Martin is a crafty entrepreneur who's got show business in his blood. He owns the successful Arthur Murray Dance Studio next door, and has watched Preston St. go from four blocks of Italian eateries into an emerging entertainment district firsthand.
So, when the city and various arts communities abandoned all the plans and public meetings to buy the old GCTC theatre, Martin and his wife Marilisa saw a slam-dunk opportunity.
"Live theatre is on the rise in Ottawa," the 38-year-old Martin says. "As a businessman, I know the appetite for theatre is there. Buying The Gladstone theatre and being a part of the Preston St. scene was a good, sound business decision.
"People want to be entertained when economic times are bad, and they want to have a good time when times are good," he adds.

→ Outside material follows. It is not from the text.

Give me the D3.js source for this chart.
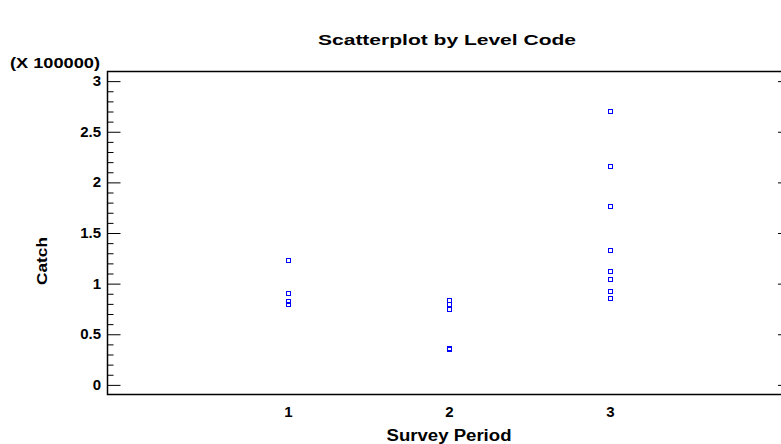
<!DOCTYPE html>
<html><head><meta charset="utf-8">
<script src="https://cdn.jsdelivr.net/npm/d3@7"></script>
<style>body{margin:0;background:#fff}svg{display:block}text{font-family:"Liberation Sans",Arial,sans-serif;font-weight:bold;fill:#000}</style>
</head><body>
<svg id="c" width="781" height="444"></svg>
<script>
const level1 = [1.22, 0.895, 0.82, 0.79];
const level2 = [0.83, 0.79, 0.735, 0.35, 0.345];
const level3 = [2.70, 2.15, 1.76, 1.32, 1.11, 1.04, 0.92, 0.85];
const levels = [1, 2, 3];
const yTicks = [0, 0.5, 1, 1.5, 2, 2.5, 3];

(function(){
const svg = d3.select("#c");
const x = d3.scaleLinear().domain([1, 3]).range([288.5, 610.5]);
const y = d3.scaleLinear().domain([-0.1, 3.1]).range([395, 71]);
const pL = 107.5, pT = 71.5, pB = 394.5, pR = 792;

// frame
svg.append("path").attr("d", `M${pR},${pT}H${pL}V${pB}H${pR}`)
  .attr("fill","none").attr("stroke","#000").attr("stroke-width",1.5);

// left axis
const minor = d3.range(0, 31).map(i => i/10);
const gy = svg.append("g").attr("transform", `translate(${pL},0)`)
  .call(d3.axisRight(y).tickValues(yTicks).tickSize(13).tickFormat(""));
gy.select(".domain").remove();
const gym = svg.append("g").attr("transform", `translate(${pL},0)`)
  .call(d3.axisRight(y).tickValues(minor.filter(v => !yTicks.some(t => Math.abs(t-v)<1e-9))).tickSize(6).tickFormat(""));
gym.select(".domain").remove();

// right axis ticks
const gr = svg.append("g").attr("transform", `translate(${pR},0)`)
  .call(d3.axisLeft(y).tickValues(yTicks).tickSize(14).tickFormat(""));
gr.select(".domain").remove();
svg.selectAll(".tick line").attr("stroke","#000").attr("stroke-width",1);

// y tick labels
svg.append("g").selectAll("text").data(yTicks).join("text")
  .attr("x", 101).attr("y", d => y(d) + 5).attr("text-anchor","end")
  .attr("font-size", 15).text(d => d3.format("")(d));

// x labels
svg.append("g").selectAll("text").data(levels).join("text")
  .attr("x", d => x(d)).attr("y", 417).attr("text-anchor","middle")
  .attr("font-size", 15).text(d => d);

// points
const data = [];
[level1, level2, level3].forEach((arr, i) => arr.forEach(v => data.push({lv: levels[i], v})));
svg.append("g").selectAll("rect").data(data).join("rect")
  .attr("x", d => Math.round(x(d.lv)) - 2.5).attr("y", d => Math.round(y(d.v)) - 2.5)
  .attr("width", 4).attr("height", 4)
  .attr("fill","none").attr("stroke","#0000ff").attr("stroke-width",1);

// titles
svg.append("text").attr("x", 447).attr("y", 45).attr("text-anchor","middle")
  .attr("font-size", 14).attr("textLength", 258).attr("lengthAdjust","spacingAndGlyphs")
  .text("Scatterplot by Level Code");
svg.append("text").attr("x", 10).attr("y", 68).attr("font-size", 15)
  .attr("textLength", 90).attr("lengthAdjust","spacingAndGlyphs").text("(X 100000)");
svg.append("text").attr("transform", "translate(47,261) rotate(-90)").attr("text-anchor","middle")
  .attr("font-size", 15).attr("textLength", 48).attr("lengthAdjust","spacingAndGlyphs").text("Catch");
svg.append("text").attr("x", 449).attr("y", 441).attr("text-anchor","middle")
  .attr("font-size", 16).attr("textLength", 125).attr("lengthAdjust","spacingAndGlyphs").text("Survey Period");
})();
</script>
</body></html>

Martin likes to live large. But at the same time, he's a sharp businessman with a keen eye for a deal.
He bought the empty building for $525,000, a price he calls "a bargain," then spent another $750,000 for renovations and transforming the building from a cinderblock garage into an elegant theatre, expanding the lobby and the backstage area, decorating the box-office and lobby with granite floors and counters and elegant chandeliers, red carpets and installing an eye-catching marquee to the new facade.
"Jaws will drop when people see it," he promises. "Especially those who knew the theatre when it was GCTC. I want it to be more like going to a private party."
Martin has recruited four of Ottawa's most popular theatre companies -- 7:30 Productions, Odyssey Theatre, Company of Fools and Martin's own Gladstone Theatre -- to create 12 productions in their first season, which opens on Sept. 11 with Alan Ayckbourn's scabrous comedy How the Other Half Loves.
Also planned is David Lindsay-Abaire's Pulitzer Prize-winning drama Rabbit Hole, Martin McDonought's award-winning Lieutenant of Inishmore, Donal O'Kelly's Catalpa, John Patrick Stanley's Pulitzer Prize-winner Doubt, David Mamet's gripping Glengarry Glen Ross and A Guy Named Joe, Odyssey Theatre's first indoor production in 24 years of outdoor theatre-making.
SHORTAGE OF SPACE
Given the citywide shortage of theatre space and all the new companies that have come on to the scene, The Gladstone's first season is almost fully booked. That bodes well for Martin, an avid amateur actor who is funding the project out of his own pocket. Eventually, he wants to be operating 45 weeks a year and perhaps perform in a couple shows himself.
"The easiest way for an actor to get the best roles is to buy the theatre," he jokes before adding seriously, "This is my first, not my last theatre."